The Sadness' is a Seriously Messed Up, Astoundingly Gory Horror Flick

The Sadness' is a Seriously Messed Up, Astoundingly Gory Horror Flick

- By Nicolás Delgadillo

This is easily one of the more extreme zombie movies you freaks can treat yourselves to.

When you’re a tried and true horror fan, exposing yourself to so much obscenity and violence and darkness and countless other things that scare us can sometimes start to feel monotonous. Desensitization is a hell of a thing. There’s only so many times you can watch gory dismemberment presented to you in so many ways before it all becomes a bit passé.

This goes double for the zombie side of the genre, which has always prided itself on its fantastically gruesome monsters, imaginative methods of death and disembowelment, and a rather bleak outlook on humanity in most works. Look no further than ratings juggernaut and pop culture phenomenon The Walking Dead, which kept audiences hooked every week with its take-no-prisoners carnage before eventually losing them with its relentlessly hopeless tone.
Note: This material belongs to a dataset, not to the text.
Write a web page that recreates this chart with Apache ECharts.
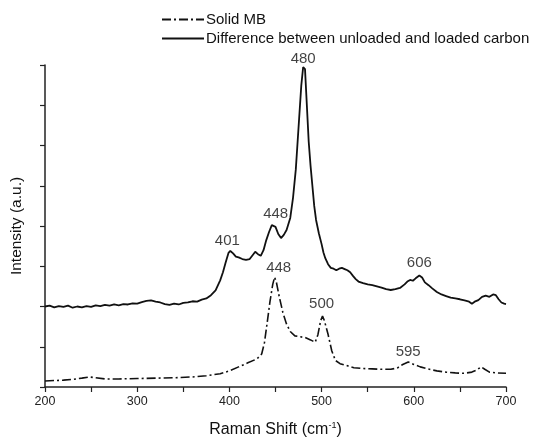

So it’s worth paying attention when a zombie movie (well, sort of) like The Sadness hits the scene and makes a splash in a way that manages to shake the foundations of it all. This lean and mean horror flick from writer / director Rob Jabbaz is filled to the brim with jaw-dropping, sadistic butchery on a level that few would dare to get close to. It’s savage, upsetting, and seemingly limitless in regards to what fresh insanity it decides to venture towards next.

A virus turns the infected into sadistic killers in 'The Sadness'
Courtesy of Shudder

So what’s different this time around? Why does all of The Sadness’ horror violence actually have an effect as opposed to the vast array of stagnant others like it? For one thing, Jabbaz and his team unapologetically revel in the excess of it all. The film delivers buckets (and I do mean buckets) of blood and gore, spraying and spilling it all over streets, apartments, train cars, hospitals, diners, and pretty much anywhere else an unlucky person in the film may find themselves.

The sheer gall of the movie is admirable enough in its own right, where all forms of graphic and taboo gruesomeness aren’t merely embraced but gleefully pushed into. Another thing that puts The Sadness a cut above the rest, is just how great it all looks. All of that disgusting carnage is made all the more impossible to look away from thanks to incredible practical effects, props and makeup from the team at IF SFX Art Maker. It’s astounding work. One can only imagine what it must’ve been like to painstakingly make such grotesque stuff.

Jabbaz’s film is a fast and nauseating ride deeper and deeper into hell, so much so that it sadly leaves its initially engaging story a bit behind in spite of itself. The plot follows Jim (Berant Zhu) and Kat (Regina Lei), a young couple who end up separated when a catastrophic virus breaks out around their home in Taipei. This particular virus turns the infected person into a depraved murderous maniac. The city is quickly overrun by scenes of horrific and often sexual violence - I meant it when I said this is one nauseating ride.

Gallons of blood fill up a cramped train car in 'The Sadness'
Courtesy of Shudder

The Sadness acts as an obvious but thoroughly blunt look at the COVID-era. Medical experts and virologists are ridiculed and threatened for their warnings about an impending deadly virus and their plans for how to deal with it. The film’s virus supposedly brings out the absolute worst in people, much like our own pandemic tore friends and family apart in more ways than one, taken to the most extreme degree. It’s funny to notice how the characters who complain the most about today’s lack of politeness and need for a return to civility become the worst of the worst once they’re infected, like the film’s primary antagonist, a slimy businessman played by Tzu-Chiang Wang.

The further the film goes the more purposefully button-pushing its horror becomes, but its constant need to keep things going leaves little time for its two main characters to breathe or process what they’ve seen and been through in any way we can really attach to. The actors thankfully deliver gripping performances anyway. What starts off as a genuinely edgy take on the insanity of the covid era turns into a bit of a dull message of how we’re just all doomed, simple as that. That kind of dourness will be received differently from viewer to viewer.

There’s undeniable cinematic craftsmanship in The Sadness. If only there were more room for an exploration of character and theme in addition to the impressive display of shock and awe. Then again, for a lot of horror freaks, this level of artistic depravity is enough to call it a masterpiece.

‘The Sadness’ is now streaming on Shudder.